> _Given request_
Retype only what runs from the first line of the listing to the line holding "ax = fig.add_axes([133", both included. Do not retype the pictures.

> _Data_
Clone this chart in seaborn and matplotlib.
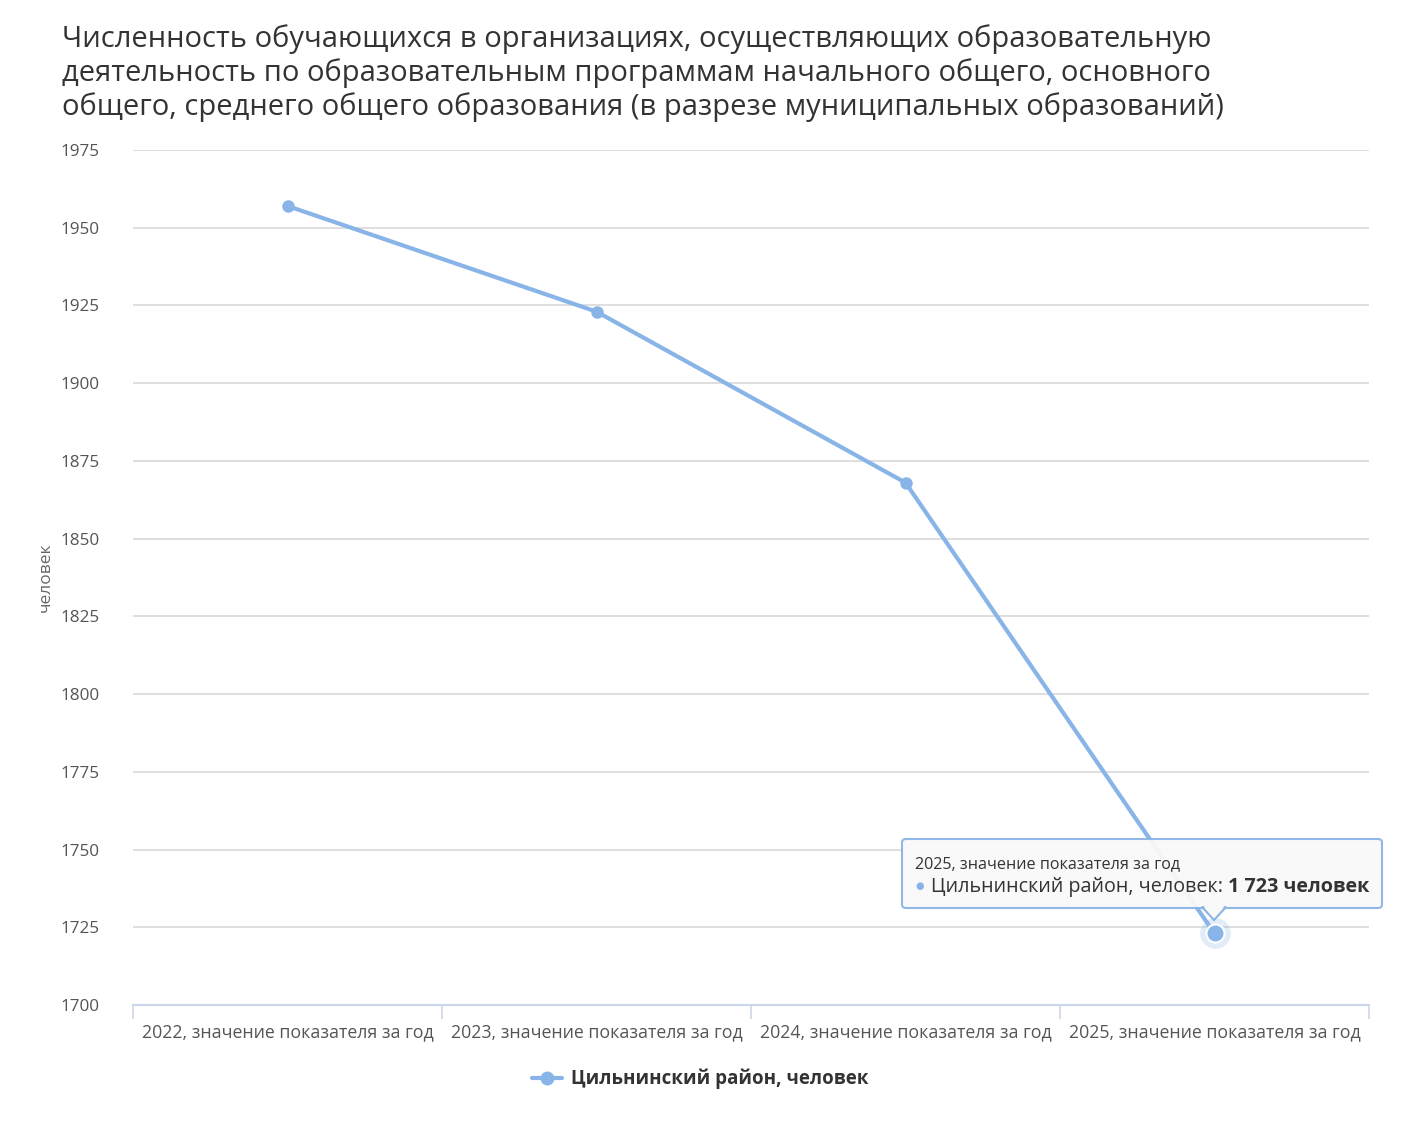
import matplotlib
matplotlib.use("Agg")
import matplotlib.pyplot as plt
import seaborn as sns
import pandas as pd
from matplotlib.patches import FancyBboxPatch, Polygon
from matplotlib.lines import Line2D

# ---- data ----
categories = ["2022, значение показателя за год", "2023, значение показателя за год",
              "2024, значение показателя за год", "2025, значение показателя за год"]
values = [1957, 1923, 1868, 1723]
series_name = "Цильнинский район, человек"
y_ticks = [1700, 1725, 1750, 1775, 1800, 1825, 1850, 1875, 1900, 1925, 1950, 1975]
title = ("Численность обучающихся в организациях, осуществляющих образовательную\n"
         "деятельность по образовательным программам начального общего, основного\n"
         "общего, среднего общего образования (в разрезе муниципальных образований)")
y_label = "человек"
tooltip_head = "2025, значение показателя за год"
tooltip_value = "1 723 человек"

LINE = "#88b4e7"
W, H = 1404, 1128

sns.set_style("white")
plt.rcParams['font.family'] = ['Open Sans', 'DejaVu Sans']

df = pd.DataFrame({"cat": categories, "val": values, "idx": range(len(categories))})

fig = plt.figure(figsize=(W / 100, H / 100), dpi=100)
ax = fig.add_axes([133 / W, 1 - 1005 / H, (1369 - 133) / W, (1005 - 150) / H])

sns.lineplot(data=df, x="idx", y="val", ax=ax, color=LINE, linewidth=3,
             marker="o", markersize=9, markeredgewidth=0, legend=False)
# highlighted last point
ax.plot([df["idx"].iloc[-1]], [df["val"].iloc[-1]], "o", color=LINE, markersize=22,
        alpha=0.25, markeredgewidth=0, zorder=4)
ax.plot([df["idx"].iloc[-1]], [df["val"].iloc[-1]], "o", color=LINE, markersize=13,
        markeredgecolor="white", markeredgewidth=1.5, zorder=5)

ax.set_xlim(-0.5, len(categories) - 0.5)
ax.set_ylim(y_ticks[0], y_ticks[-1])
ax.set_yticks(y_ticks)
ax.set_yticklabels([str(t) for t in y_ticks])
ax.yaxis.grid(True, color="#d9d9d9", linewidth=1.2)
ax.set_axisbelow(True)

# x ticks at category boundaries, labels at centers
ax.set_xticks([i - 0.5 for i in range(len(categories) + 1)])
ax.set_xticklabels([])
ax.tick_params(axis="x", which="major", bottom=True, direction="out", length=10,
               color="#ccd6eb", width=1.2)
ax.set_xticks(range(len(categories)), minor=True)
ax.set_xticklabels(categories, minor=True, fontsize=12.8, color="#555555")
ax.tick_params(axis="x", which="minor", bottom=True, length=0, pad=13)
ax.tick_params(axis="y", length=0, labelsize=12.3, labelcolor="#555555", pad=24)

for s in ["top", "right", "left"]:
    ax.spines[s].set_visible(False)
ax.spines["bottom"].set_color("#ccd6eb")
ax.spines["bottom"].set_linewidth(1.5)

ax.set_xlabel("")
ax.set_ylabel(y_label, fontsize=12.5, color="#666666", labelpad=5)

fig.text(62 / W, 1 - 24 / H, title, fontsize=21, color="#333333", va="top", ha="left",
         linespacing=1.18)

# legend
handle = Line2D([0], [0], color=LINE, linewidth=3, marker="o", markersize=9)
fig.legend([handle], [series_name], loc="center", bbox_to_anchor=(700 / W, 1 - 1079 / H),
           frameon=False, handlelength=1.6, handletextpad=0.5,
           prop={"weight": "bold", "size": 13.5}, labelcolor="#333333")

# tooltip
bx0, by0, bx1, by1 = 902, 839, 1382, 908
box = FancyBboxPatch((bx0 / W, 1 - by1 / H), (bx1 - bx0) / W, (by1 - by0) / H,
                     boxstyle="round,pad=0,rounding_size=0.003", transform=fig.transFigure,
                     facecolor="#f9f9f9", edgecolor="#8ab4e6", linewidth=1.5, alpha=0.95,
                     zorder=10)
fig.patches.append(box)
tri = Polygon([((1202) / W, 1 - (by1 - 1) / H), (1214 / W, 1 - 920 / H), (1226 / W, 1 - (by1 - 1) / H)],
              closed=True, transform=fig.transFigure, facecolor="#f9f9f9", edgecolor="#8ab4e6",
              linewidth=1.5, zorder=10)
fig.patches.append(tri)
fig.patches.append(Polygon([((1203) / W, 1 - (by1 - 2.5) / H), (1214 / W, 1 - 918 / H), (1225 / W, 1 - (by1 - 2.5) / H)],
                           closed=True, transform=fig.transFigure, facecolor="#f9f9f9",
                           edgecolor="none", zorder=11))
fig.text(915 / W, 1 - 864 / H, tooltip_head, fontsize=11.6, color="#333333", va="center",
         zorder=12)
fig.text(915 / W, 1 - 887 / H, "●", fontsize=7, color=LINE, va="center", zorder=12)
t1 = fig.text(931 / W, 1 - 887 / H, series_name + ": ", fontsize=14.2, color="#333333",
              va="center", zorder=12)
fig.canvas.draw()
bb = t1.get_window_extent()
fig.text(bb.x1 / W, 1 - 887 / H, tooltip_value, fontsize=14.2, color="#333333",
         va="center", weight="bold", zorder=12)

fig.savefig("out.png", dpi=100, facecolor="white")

> _The reply_
Clone this chart in seaborn and matplotlib.
import matplotlib
matplotlib.use("Agg")
import matplotlib.pyplot as plt
import seaborn as sns
import pandas as pd
from matplotlib.patches import FancyBboxPatch, Polygon
from matplotlib.lines import Line2D

# ---- data ----
categories = ["2022, значение показателя за год", "2023, значение показателя за год",
              "2024, значение показателя за год", "2025, значение показателя за год"]
values = [1957, 1923, 1868, 1723]
series_name = "Цильнинский район, человек"
y_ticks = [1700, 1725, 1750, 1775, 1800, 1825, 1850, 1875, 1900, 1925, 1950, 1975]
title = ("Численность обучающихся в организациях, осуществляющих образовательную\n"
         "деятельность по образовательным программам начального общего, основного\n"
         "общего, среднего общего образования (в разрезе муниципальных образований)")
y_label = "человек"
tooltip_head = "2025, значение показателя за год"
tooltip_value = "1 723 человек"

LINE = "#88b4e7"
W, H = 1404, 1128

sns.set_style("white")
plt.rcParams['font.family'] = ['Open Sans', 'DejaVu Sans']

df = pd.DataFrame({"cat": categories, "val": values, "idx": range(len(categories))})

fig = plt.figure(figsize=(W / 100, H / 100), dpi=100)
ax = fig.add_axes([133 / W, 1 - 1005 / H, (1369 - 133) / W, (1005 - 150) / H])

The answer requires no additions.